## Written instruction
Provide only the number of lines in the data below that contain the string "this".

## Data extract
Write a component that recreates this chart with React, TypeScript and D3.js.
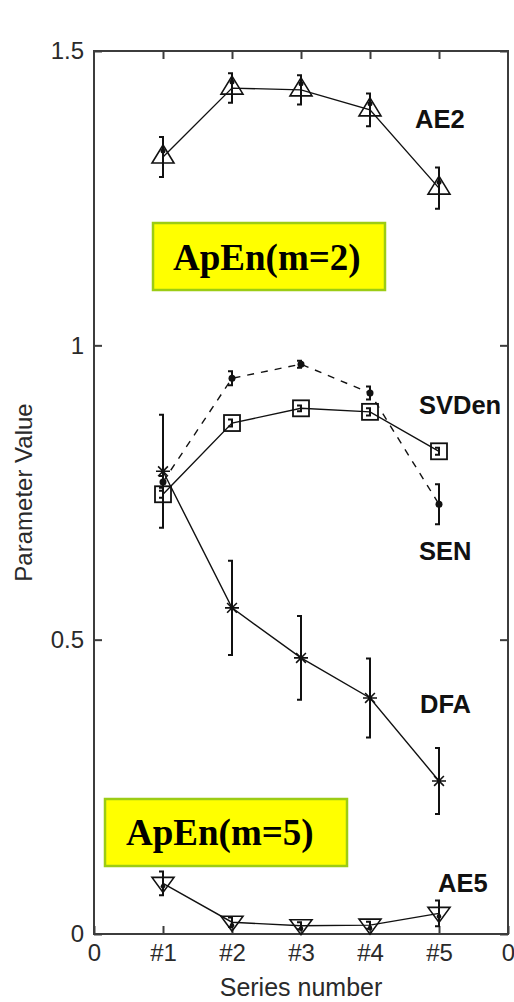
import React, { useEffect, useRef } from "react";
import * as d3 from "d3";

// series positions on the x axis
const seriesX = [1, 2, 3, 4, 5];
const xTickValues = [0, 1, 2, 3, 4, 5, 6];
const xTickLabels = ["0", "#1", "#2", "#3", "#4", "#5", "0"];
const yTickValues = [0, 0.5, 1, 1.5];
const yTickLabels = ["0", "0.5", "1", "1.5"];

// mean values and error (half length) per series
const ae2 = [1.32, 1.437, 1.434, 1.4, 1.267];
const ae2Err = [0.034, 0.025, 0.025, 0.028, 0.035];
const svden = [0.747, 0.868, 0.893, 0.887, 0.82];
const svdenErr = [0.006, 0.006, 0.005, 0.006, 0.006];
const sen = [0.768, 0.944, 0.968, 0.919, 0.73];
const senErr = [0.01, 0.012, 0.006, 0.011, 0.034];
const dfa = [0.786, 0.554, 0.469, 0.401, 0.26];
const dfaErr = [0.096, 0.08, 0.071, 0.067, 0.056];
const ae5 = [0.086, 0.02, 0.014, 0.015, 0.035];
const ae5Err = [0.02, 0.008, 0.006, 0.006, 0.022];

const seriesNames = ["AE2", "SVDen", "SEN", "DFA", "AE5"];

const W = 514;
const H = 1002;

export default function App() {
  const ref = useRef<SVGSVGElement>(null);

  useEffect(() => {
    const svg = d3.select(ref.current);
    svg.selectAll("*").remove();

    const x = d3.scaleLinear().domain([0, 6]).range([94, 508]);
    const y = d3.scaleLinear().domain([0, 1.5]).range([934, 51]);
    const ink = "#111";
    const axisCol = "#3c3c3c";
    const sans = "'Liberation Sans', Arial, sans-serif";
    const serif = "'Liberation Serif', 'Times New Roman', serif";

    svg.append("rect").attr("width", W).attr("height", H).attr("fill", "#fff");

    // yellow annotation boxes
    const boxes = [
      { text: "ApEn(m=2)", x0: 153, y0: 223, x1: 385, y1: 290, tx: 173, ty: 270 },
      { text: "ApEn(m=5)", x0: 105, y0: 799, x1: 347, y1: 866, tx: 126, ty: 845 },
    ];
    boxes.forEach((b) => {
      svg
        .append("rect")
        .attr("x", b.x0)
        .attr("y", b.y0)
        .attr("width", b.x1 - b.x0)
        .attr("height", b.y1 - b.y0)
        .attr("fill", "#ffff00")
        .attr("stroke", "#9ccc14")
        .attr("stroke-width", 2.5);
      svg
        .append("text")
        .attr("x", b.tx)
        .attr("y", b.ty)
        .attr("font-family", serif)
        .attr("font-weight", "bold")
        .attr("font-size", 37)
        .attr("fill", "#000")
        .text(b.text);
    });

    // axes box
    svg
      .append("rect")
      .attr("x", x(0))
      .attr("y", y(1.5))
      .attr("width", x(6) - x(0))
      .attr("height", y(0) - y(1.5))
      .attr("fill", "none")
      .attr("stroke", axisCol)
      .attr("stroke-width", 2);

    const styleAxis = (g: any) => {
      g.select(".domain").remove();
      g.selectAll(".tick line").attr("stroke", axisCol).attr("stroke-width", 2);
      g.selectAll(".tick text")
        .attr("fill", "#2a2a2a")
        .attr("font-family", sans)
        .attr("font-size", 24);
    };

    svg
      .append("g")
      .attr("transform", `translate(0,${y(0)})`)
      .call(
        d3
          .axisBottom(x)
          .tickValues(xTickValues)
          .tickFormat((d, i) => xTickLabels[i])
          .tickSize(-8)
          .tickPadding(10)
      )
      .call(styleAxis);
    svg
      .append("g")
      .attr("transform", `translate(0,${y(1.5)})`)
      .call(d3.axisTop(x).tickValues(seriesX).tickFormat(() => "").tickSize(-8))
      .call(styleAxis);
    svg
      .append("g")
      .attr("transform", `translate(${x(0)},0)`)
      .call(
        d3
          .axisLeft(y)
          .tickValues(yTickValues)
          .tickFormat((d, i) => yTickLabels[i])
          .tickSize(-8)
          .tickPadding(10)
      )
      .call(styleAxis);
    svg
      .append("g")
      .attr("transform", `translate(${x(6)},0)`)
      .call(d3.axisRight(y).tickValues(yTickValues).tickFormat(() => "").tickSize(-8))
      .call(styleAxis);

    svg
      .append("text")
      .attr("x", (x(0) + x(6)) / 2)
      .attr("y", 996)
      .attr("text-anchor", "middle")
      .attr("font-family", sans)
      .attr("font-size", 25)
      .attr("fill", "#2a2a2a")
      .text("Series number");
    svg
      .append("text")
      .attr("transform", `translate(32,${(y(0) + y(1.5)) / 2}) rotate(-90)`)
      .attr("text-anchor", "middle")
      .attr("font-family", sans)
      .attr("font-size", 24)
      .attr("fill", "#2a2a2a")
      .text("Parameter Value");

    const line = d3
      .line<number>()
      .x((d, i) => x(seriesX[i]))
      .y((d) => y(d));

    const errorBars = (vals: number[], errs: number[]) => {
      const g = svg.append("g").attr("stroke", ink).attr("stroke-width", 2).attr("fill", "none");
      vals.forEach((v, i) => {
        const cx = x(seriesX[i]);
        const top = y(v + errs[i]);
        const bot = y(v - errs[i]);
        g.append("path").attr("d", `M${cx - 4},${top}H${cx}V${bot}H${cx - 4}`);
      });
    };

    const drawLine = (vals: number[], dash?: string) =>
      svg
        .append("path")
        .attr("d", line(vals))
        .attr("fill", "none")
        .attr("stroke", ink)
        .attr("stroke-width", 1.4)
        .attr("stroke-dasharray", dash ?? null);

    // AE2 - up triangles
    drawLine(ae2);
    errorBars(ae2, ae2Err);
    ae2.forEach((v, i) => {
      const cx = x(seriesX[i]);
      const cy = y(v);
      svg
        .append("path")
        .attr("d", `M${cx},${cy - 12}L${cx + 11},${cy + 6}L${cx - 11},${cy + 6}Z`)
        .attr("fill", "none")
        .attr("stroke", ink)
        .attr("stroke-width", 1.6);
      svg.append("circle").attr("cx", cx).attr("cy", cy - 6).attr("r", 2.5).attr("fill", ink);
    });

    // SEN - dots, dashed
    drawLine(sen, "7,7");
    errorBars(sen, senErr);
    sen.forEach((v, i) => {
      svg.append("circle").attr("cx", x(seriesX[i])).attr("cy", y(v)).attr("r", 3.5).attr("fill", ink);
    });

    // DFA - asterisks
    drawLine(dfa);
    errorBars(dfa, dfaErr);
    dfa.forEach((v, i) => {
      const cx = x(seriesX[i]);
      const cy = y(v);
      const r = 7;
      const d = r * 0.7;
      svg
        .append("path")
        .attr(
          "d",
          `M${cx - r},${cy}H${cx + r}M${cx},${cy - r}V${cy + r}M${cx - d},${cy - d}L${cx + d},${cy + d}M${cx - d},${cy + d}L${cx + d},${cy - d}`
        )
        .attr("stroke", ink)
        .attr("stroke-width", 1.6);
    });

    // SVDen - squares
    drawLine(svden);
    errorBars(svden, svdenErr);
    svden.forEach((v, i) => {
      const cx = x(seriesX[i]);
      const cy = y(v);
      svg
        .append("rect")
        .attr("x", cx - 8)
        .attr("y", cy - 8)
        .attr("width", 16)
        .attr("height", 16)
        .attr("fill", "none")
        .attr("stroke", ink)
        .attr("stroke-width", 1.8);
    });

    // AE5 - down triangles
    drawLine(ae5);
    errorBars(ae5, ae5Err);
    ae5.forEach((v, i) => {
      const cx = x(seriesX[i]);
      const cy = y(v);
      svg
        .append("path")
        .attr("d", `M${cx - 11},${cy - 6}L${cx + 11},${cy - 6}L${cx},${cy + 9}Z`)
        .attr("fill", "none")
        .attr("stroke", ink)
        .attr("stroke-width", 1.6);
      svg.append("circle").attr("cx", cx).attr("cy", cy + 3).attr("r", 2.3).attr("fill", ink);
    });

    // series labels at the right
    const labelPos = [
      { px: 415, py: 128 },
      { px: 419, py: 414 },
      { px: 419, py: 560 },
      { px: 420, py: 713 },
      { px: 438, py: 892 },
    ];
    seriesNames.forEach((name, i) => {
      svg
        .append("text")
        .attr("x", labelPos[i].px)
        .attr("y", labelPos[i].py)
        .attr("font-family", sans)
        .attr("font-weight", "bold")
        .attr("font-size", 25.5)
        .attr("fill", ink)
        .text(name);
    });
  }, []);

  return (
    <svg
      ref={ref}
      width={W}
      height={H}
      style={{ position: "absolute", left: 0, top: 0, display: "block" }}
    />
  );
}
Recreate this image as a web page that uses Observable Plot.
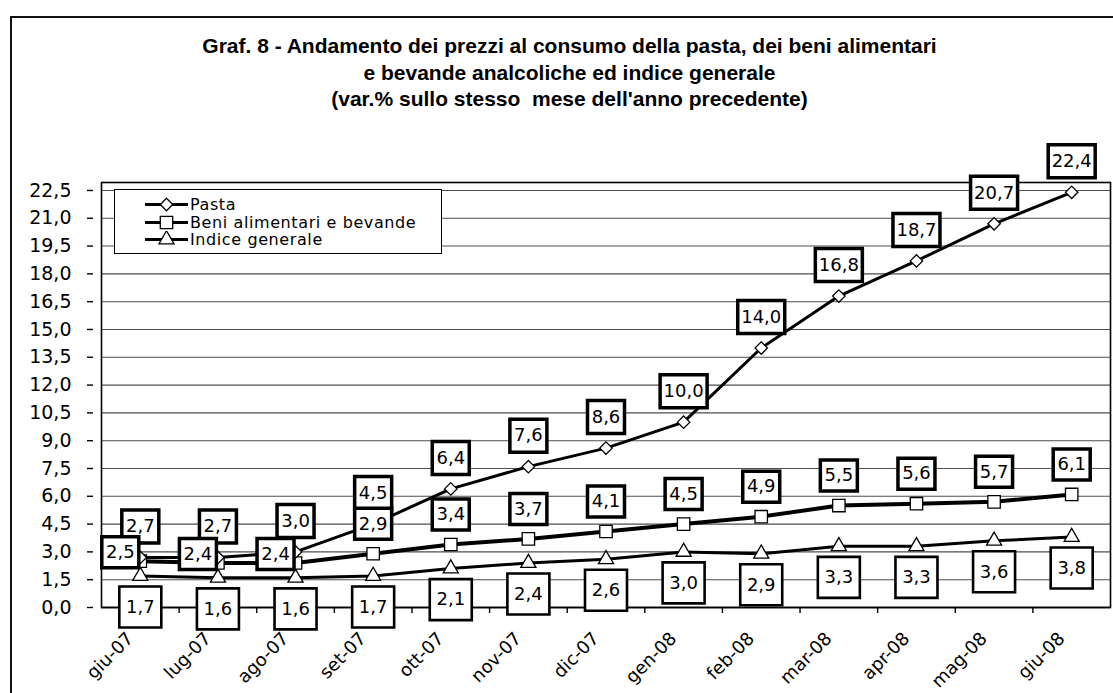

## Solved problem
2